◆ What is asked: Extract everything from the first line through the line with "legend_y = [431, 431]", both ends included, except for any pictures.

◆ Given data:
_____
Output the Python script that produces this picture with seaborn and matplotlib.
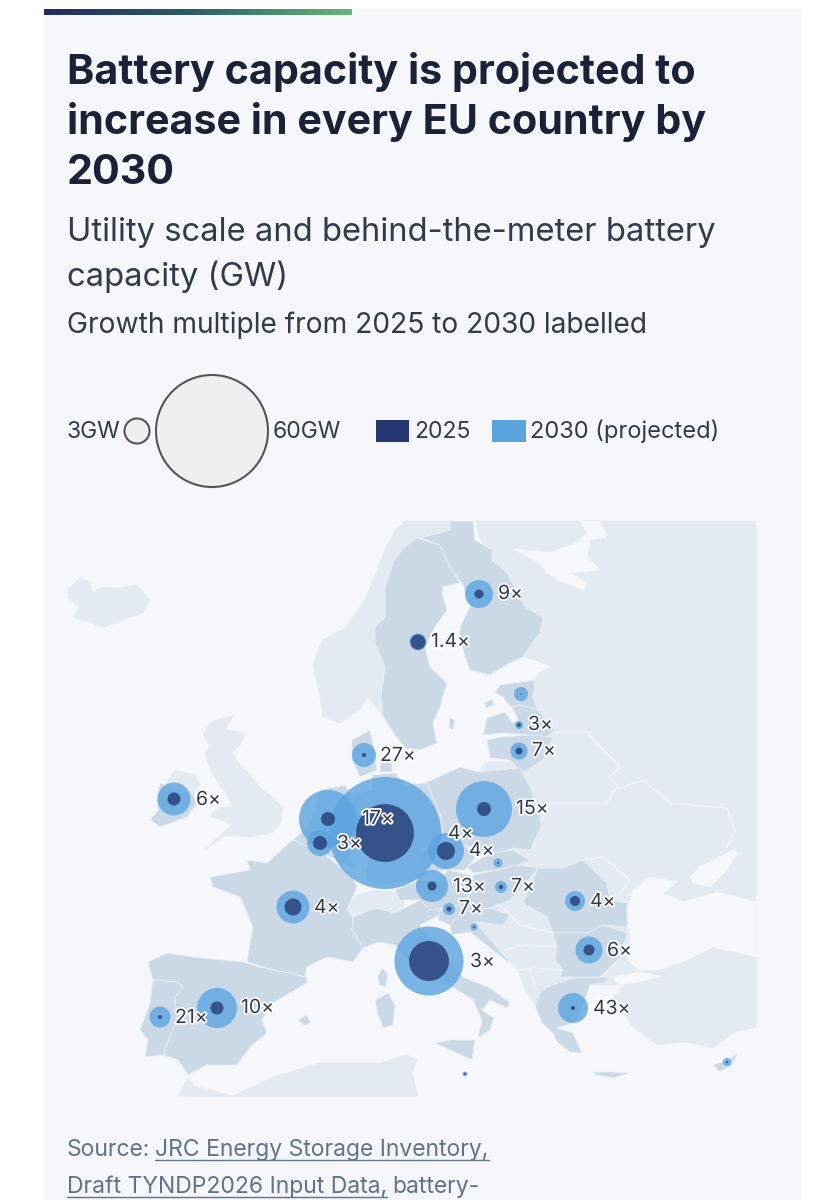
import matplotlib
matplotlib.use('Agg')
import matplotlib.pyplot as plt
import matplotlib.patheffects as pe
from matplotlib.patches import Rectangle
import numpy as np
import pandas as pd
import seaborn as sns

sns.set_style('white')
plt.rcParams['font.family'] = ['Inter', 'DejaVu Sans']

# capacity in GW
countries = ['FI', 'SE', 'EE', 'LV', 'LT', 'DK', 'IE', 'PL', 'NL', 'DE', 'BE', 'CZ', 'FR', 'AT',
             'SK', 'HU', 'SI', 'HR', 'RO', 'BG', 'IT', 'GR', 'ES', 'PT', 'MT', 'CY']
gw_2025 = [0.39, 1.08, 0.01, 0.08, 0.23, 0.08, 0.81, 0.94, 0.94, 16, 0.94, 1.55, 1.38, 0.39,
           0.02, 0.09, 0.12, 0.02, 0.48, 0.58, 7.65, 0.08, 0.81, 0.08, 0.02, 0.02]
gw_2030 = [3.75, 1.38, 0.94, 0.31, 1.38, 2.75, 5.2, 15, 16.1, 62, 3.2, 6.2, 5.2, 4.9,
           0.39, 0.69, 0.69, 0.23, 1.9, 3.5, 22.8, 4.3, 7.65, 2.1, 0.12, 0.31]
# where each country sits on the map
map_x = [479, 418, 521, 519, 519, 364, 174, 484, 328, 385, 320, 446, 293, 432,
         498, 501, 449, 474, 575, 589, 429, 573, 217, 160, 465, 727]
map_y = [594, 642, 694, 725, 751, 755, 799, 809, 819, 833, 843, 851, 907, 886,
         863, 887, 909, 927, 901, 950, 961, 1008, 1008, 1017, 1074, 1062]

labels = ['9×', '1.4×', '3×', '7×', '27×', '6×', '15×', '17×', '3×', '4×', '4×', '13×', '7×', '7×',
          '4×', '4×', '6×', '3×', '43×', '10×', '21×']
label_x = [498, 431, 528, 532, 380, 196, 516, 362, 337, 448, 469, 453, 511, 459,
           314, 590, 607, 470, 593, 241, 175]
label_y = [594, 642, 725, 751, 756, 800, 809, 819, 844, 834, 851, 887, 887, 909,
           908, 902, 951, 962, 1009, 1008, 1018]

legend_gw = [3, 60]
legend_x = [137, 212]
legend_y = [431, 431]

# map outlines
light_land = {
    'iceland': [(67, 590), (80, 578), (90, 582), (92, 592), (103, 587), (117, 588), (137, 585), (150, 600),
                (143, 613), (123, 620), (103, 628), (90, 622), (73, 617), (80, 607), (68, 598)],
    'norway': [(313, 665), (322, 640), (345, 628), (365, 600), (375, 575), (385, 550), (395, 530), (405, 521),
               (452, 521), (450, 530), (420, 538), (403, 548), (385, 587), (385, 617), (375, 627), (385, 667),
               (381, 697), (383, 717), (368, 697), (360, 710), (340, 723), (323, 717), (320, 697)],
    'uk': [(210, 723), (222, 718), (233, 716), (225, 730), (246, 733), (240, 745), (232, 752), (240, 765),
           (250, 775), (262, 790), (270, 795), (283, 808), (281, 822), (272, 833), (250, 837), (225, 836),
           (205, 850), (217, 838), (232, 825), (222, 820), (210, 817), (218, 808), (232, 806), (228, 795),
           (220, 785), (213, 775), (205, 755), (210, 745), (203, 735)],
    'nireland': [(165, 785), (175, 770), (195, 775), (200, 785), (192, 797), (175, 790)],
    'africa': [(178, 1096), (188, 1078), (195, 1086), (233, 1096), (273, 1077), (320, 1063), (380, 1063),
               (407, 1055), (417, 1060), (412, 1072), (418, 1096)],
    'east': [(475, 521), (756, 521), (756, 1027), (733, 1033), (713, 1048), (687, 1042), (657, 1045), (633, 1027),
             (613, 997), (625, 985), (590, 985), (560, 995), (535, 1005), (525, 990), (518, 970), (500, 950),
             (473, 925), (465, 915), (470, 900), (500, 850), (500, 775), (480, 770), (485, 762), (520, 762),
             (530, 690), (535, 680), (540, 672), (553, 667), (535, 660), (523, 657), (510, 640)],
    'swiss': [(355, 895), (375, 890), (400, 893), (405, 905), (395, 913), (375, 908), (355, 915), (347, 910)],
}
sea = {
    'white': [(580, 521), (587, 533), (577, 543), (550, 552), (513, 549), (540, 563), (547, 573), (563, 582),
              (583, 590), (587, 583), (570, 573), (600, 570), (587, 557), (590, 540), (607, 537), (600, 521)],
    'black': [(627, 910), (633, 890), (650, 877), (677, 882), (663, 893), (683, 902), (717, 892), (756, 902),
              (756, 957), (740, 953), (713, 947), (687, 960), (660, 970), (640, 970), (627, 960), (630, 937)],
    'azov': [(690, 877), (700, 867), (733, 850), (737, 853), (727, 870), (710, 887), (693, 883)],
    'marmara': [(613, 977), (640, 972), (660, 976), (640, 982), (618, 985)],
}
eu_land = {
    'sweden': [(417, 538), (403, 548), (393, 563), (385, 587), (385, 617), (375, 627), (375, 643), (385, 667),
               (381, 697), (383, 717), (395, 735), (405, 748), (420, 750), (437, 743), (433, 723), (440, 707),
               (447, 683), (430, 667), (425, 647), (435, 627), (447, 610), (443, 597), (443, 587), (455, 584),
               (460, 583), (450, 567), (440, 545)],
    'finland': [(450, 521), (473, 521), (475, 540), (492, 550), (492, 560), (507, 573), (525, 607), (543, 617),
                (540, 633), (523, 657), (510, 663), (490, 675), (470, 670), (465, 657), (460, 637), (460, 627),
                (470, 607), (463, 585), (450, 567), (440, 545), (420, 538), (450, 530)],
    'estonia': [(495, 692), (500, 685), (535, 680), (533, 697), (538, 710), (520, 705), (510, 707), (503, 697)],
    'latvia': [(483, 735), (487, 718), (505, 712), (513, 723), (518, 720), (512, 707), (520, 705), (538, 710),
               (555, 730), (545, 738), (530, 735), (505, 733)],
    'lithuania': [(487, 740), (500, 737), (533, 735), (553, 737), (543, 760), (523, 773), (510, 760), (490, 758)],
    'denmark': [(352, 740), (370, 730), (373, 743), (377, 770), (360, 777), (352, 760)],
    'zealand': [(380, 758), (392, 760), (392, 772), (380, 772)],
    'ireland': [(150, 820), (160, 827), (187, 817), (197, 803), (193, 793), (177, 790), (160, 783), (157, 797),
                (158, 810)],
    'poland': [(425, 783), (460, 767), (478, 772), (520, 768), (530, 787), (542, 825), (530, 850), (513, 848),
               (490, 856), (465, 845), (445, 838), (440, 815)],
    'germany': [(372, 775), (395, 773), (405, 785), (427, 783), (440, 815), (445, 838), (420, 850), (428, 875),
                (415, 880), (380, 885), (365, 880), (370, 850), (345, 835), (350, 795), (372, 790)],
    'benelux': [(293, 840), (310, 825), (320, 790), (345, 785), (355, 800), (345, 835), (355, 870), (323, 853)],
    'france': [(247, 860), (250, 870), (210, 877), (213, 887), (240, 897), (253, 927), (247, 962), (273, 970),
               (305, 977), (307, 967), (327, 957), (353, 962), (363, 948), (352, 930), (353, 917), (347, 910),
               (357, 887), (353, 877), (323, 853), (293, 840), (283, 848), (267, 863)],
    'corsica': [(383, 968), (388, 975), (386, 987), (379, 985), (378, 975)],
    'sardinia': [(375, 1000), (388, 993), (395, 1005), (393, 1025), (383, 1028), (378, 1015)],
    'spain': [(148, 962), (167, 953), (193, 957), (243, 962), (260, 967), (307, 977), (307, 983), (273, 1003),
              (262, 1020), (267, 1033), (250, 1047), (237, 1065), (207, 1065), (188, 1075), (178, 1060),
              (163, 1055), (167, 1043), (177, 1020), (175, 997), (183, 987), (177, 982), (153, 980), (150, 970)],
    'portugal': [(153, 980), (177, 982), (183, 987), (175, 997), (177, 1020), (167, 1043), (163, 1055), (145, 1057),
                 (148, 1040), (140, 1030), (150, 1003)],
    'mallorca': [(298, 1020), (306, 1015), (311, 1022), (305, 1026)],
    'italy': [(363, 948), (352, 930), (353, 917), (375, 908), (395, 913), (420, 900), (445, 905), (440, 915),
              (420, 925), (435, 945), (463, 977), (490, 988), (510, 1003), (507, 1008), (490, 1000), (482, 1010),
              (494, 1018), (490, 1030), (478, 1038), (482, 1020), (473, 1000), (450, 985), (420, 975), (395, 945),
              (378, 942)],
    'sicily': [(435, 1043), (450, 1040), (475, 1040), (472, 1060), (457, 1053)],
    'austria': [(395, 890), (420, 880), (440, 880), (448, 870), (470, 875), (472, 892), (460, 905), (430, 910),
                (420, 900), (400, 900)],
    'czechia': [(415, 855), (445, 838), (465, 845), (475, 858), (465, 870), (445, 870), (425, 875)],
    'slovakia': [(467, 867), (490, 853), (513, 850), (530, 860), (517, 865), (497, 870), (473, 873)],
    'hungary': [(473, 875), (497, 870), (517, 865), (538, 868), (520, 890), (510, 900), (490, 908), (462, 912),
                (460, 905), (472, 892)],
    'slovenia': [(440, 910), (460, 905), (462, 912), (450, 925), (438, 920)],
    'croatia': [(450, 925), (462, 912), (490, 908), (510, 915), (503, 925), (475, 922), (495, 945), (515, 968),
                (495, 952), (470, 932), (452, 935)],
    'romania': [(538, 868), (563, 868), (583, 860), (607, 883), (610, 900), (627, 903), (627, 927), (603, 925),
                (587, 933), (553, 933), (547, 917), (523, 903)],
    'bulgaria': [(553, 933), (587, 933), (603, 925), (627, 933), (620, 957), (610, 967), (600, 977), (560, 977),
                 (563, 970), (555, 960), (557, 947)],
    'greece': [(540, 993), (547, 987), (573, 978), (607, 977), (607, 982), (590, 985), (580, 1015), (573, 1023),
               (557, 1028), (573, 1033), (582, 1053), (570, 1052), (557, 1042), (553, 1033), (542, 1023), (535, 1007)],
    'crete': [(592, 1072), (613, 1072), (630, 1073), (613, 1078), (597, 1075)],
    'cyprus': [(713, 1065), (728, 1060), (738, 1053), (732, 1065), (720, 1072)],
    'gotland': [(450, 718), (455, 720), (453, 730), (449, 728)],
    'saaremaa': [(484, 703), (492, 699), (494, 705), (486, 708)],
}
east_borders = [
    [(540, 825), (550, 803), (607, 803), (613, 790), (643, 780), (670, 803), (727, 808), (735, 830), (727, 847)],
    [(553, 732), (587, 732), (620, 767), (610, 777), (617, 787), (610, 800)],
    [(583, 860), (603, 857), (630, 880), (617, 898)],
    [(500, 905), (520, 925), (555, 933)],
    [(505, 950), (525, 945), (557, 947)],
    [(518, 970), (535, 968), (563, 970)],
    [(535, 985), (530, 970)],
]

CARD = '#f5f7fb'
LIGHT = '#e3eaf2'
DARK = '#cbd8e6'
INK = '#1b2238'
TEXT = '#333a4a'
GREY = '#62728a'

fig = plt.figure(figsize=(8.29, 12), dpi=100, facecolor='white')
ax = fig.add_axes([0, 0, 1, 1])

# card and the gradient strip on top of it
ax.add_patch(Rectangle((44, 9), 757, 1195, facecolor=CARD, edgecolor='none', zorder=0))
strip = np.linspace(0, 1, 256).reshape(1, -1)
strip_cmap = matplotlib.colors.LinearSegmentedColormap.from_list('strip', ['#1f2c5c', '#2f5f68', '#68b878'])
ax.imshow(strip, extent=(44, 352, 15, 9), cmap=strip_cmap, aspect='auto', zorder=1)

for shape in light_land.values():
    ax.fill(*zip(*shape), facecolor=LIGHT, edgecolor=LIGHT, lw=0.4, zorder=1)
for shape in sea.values():
    ax.fill(*zip(*shape), facecolor=CARD, edgecolor=CARD, lw=0.4, zorder=2)
for line in east_borders:
    ax.plot(*zip(*line), color=CARD, lw=0.7, zorder=2)
for shape in eu_land.values():
    ax.fill(*zip(*shape), facecolor=DARK, edgecolor='#eef2f7', lw=0.5, zorder=3)

# sqrt scale: 60 GW has a 56 px radius on the legend, so size (pt^2) is linear in GW
size_norm = (0, 60)
size_range = (0, 108.4 * 60)

bubbles = pd.DataFrame({'country': countries, 'x': map_x, 'y': map_y, 'gw_2025': gw_2025, 'gw_2030': gw_2030})
outer = bubbles.sort_values('gw_2030', ascending=False)
sns.scatterplot(data=outer, x='x', y='y', size='gw_2030', sizes=size_range, size_norm=size_norm,
                color='#5ba4e0', alpha=0.8, linewidth=0, legend=False, ax=ax, zorder=4)
sns.scatterplot(data=bubbles, x='x', y='y', size='gw_2025', sizes=size_range, size_norm=size_norm,
                color='#24356f', alpha=0.76, linewidth=0, legend=False, ax=ax, zorder=5)

halo = [pe.withStroke(linewidth=2.5, foreground='white')]
for lab, lx, ly in zip(labels, label_x, label_y):
    ax.text(lx, ly, lab, fontsize=14, color=TEXT, va='center', ha='left', zorder=6, path_effects=halo)

# size legend
legend_df = pd.DataFrame({'x': legend_x, 'y': legend_y, 'gw': legend_gw})
sns.scatterplot(data=legend_df, x='x', y='y', size='gw', sizes=size_range, size_norm=size_norm,
                color='#efefef', edgecolor='#555555', linewidth=1.5, legend=False, ax=ax, zorder=4)
ax.text(67, 438, '3GW', fontsize=16.5, color=TEXT, zorder=6)
ax.text(273, 438, '60GW', fontsize=16.5, color=TEXT, zorder=6)
ax.add_patch(Rectangle((376, 420), 33, 22, facecolor='#24356f', edgecolor='none', zorder=4))
ax.text(414, 438, '2025', fontsize=16.5, color=TEXT, zorder=6)
ax.add_patch(Rectangle((492, 420), 34, 22, facecolor='#5ba4e0', edgecolor='none', zorder=4))
ax.text(530, 438, '2030 (projected)', fontsize=17, color=TEXT, zorder=6)

# headings
for ty, line in zip([84, 134, 184], ['Battery capacity is projected to', 'increase in every EU country by', '2030']):
    ax.text(67, ty, line, fontsize=29.7, fontweight='bold', color=INK, zorder=6)
ax.text(67, 241, 'Utility scale and behind-the-meter battery', fontsize=23.6, color=TEXT, zorder=6)
ax.text(67, 286, 'capacity (GW)', fontsize=23.6, color=TEXT, zorder=6)
ax.text(67, 333, 'Growth multiple from 2025 to 2030 labelled', fontsize=20.3, color=TEXT, zorder=6)

# source, with the links underlined
renderer = fig.canvas.get_renderer()
ax.set_xlim(0, 829)
ax.set_ylim(1200, 0)
ax.axis('off')


def run_of_text(x, y, parts):
    for part, linked in parts:
        t = ax.text(x, y, part, fontsize=16.5, color=GREY, zorder=6)
        x1 = t.get_window_extent(renderer).x1
        if linked:
            ax.plot([x, x1], [y + 4, y + 4], color=GREY, lw=1, zorder=6)
        x = x1 + 5


run_of_text(67, 1156, [('Source:', False), ('JRC Energy Storage Inventory,', True)])
run_of_text(67, 1193, [('Draft TYNDP2026 Input Data,', True), ('battery-', False)])

fig.savefig('out.png', dpi=100, facecolor='white')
_____
◆ Response below:
Output the Python script that produces this picture with seaborn and matplotlib.
import matplotlib
matplotlib.use('Agg')
import matplotlib.pyplot as plt
import matplotlib.patheffects as pe
from matplotlib.patches import Rectangle
import numpy as np
import pandas as pd
import seaborn as sns

sns.set_style('white')
plt.rcParams['font.family'] = ['Inter', 'DejaVu Sans']

# capacity in GW
countries = ['FI', 'SE', 'EE', 'LV', 'LT', 'DK', 'IE', 'PL', 'NL', 'DE', 'BE', 'CZ', 'FR', 'AT',
             'SK', 'HU', 'SI', 'HR', 'RO', 'BG', 'IT', 'GR', 'ES', 'PT', 'MT', 'CY']
gw_2025 = [0.39, 1.08, 0.01, 0.08, 0.23, 0.08, 0.81, 0.94, 0.94, 16, 0.94, 1.55, 1.38, 0.39,
           0.02, 0.09, 0.12, 0.02, 0.48, 0.58, 7.65, 0.08, 0.81, 0.08, 0.02, 0.02]
gw_2030 = [3.75, 1.38, 0.94, 0.31, 1.38, 2.75, 5.2, 15, 16.1, 62, 3.2, 6.2, 5.2, 4.9,
           0.39, 0.69, 0.69, 0.23, 1.9, 3.5, 22.8, 4.3, 7.65, 2.1, 0.12, 0.31]
# where each country sits on the map
map_x = [479, 418, 521, 519, 519, 364, 174, 484, 328, 385, 320, 446, 293, 432,
         498, 501, 449, 474, 575, 589, 429, 573, 217, 160, 465, 727]
map_y = [594, 642, 694, 725, 751, 755, 799, 809, 819, 833, 843, 851, 907, 886,
         863, 887, 909, 927, 901, 950, 961, 1008, 1008, 1017, 1074, 1062]

labels = ['9×', '1.4×', '3×', '7×', '27×', '6×', '15×', '17×', '3×', '4×', '4×', '13×', '7×', '7×',
          '4×', '4×', '6×', '3×', '43×', '10×', '21×']
label_x = [498, 431, 528, 532, 380, 196, 516, 362, 337, 448, 469, 453, 511, 459,
           314, 590, 607, 470, 593, 241, 175]
label_y = [594, 642, 725, 751, 756, 800, 809, 819, 844, 834, 851, 887, 887, 909,
           908, 902, 951, 962, 1009, 1008, 1018]

legend_gw = [3, 60]
legend_x = [137, 212]
legend_y = [431, 431]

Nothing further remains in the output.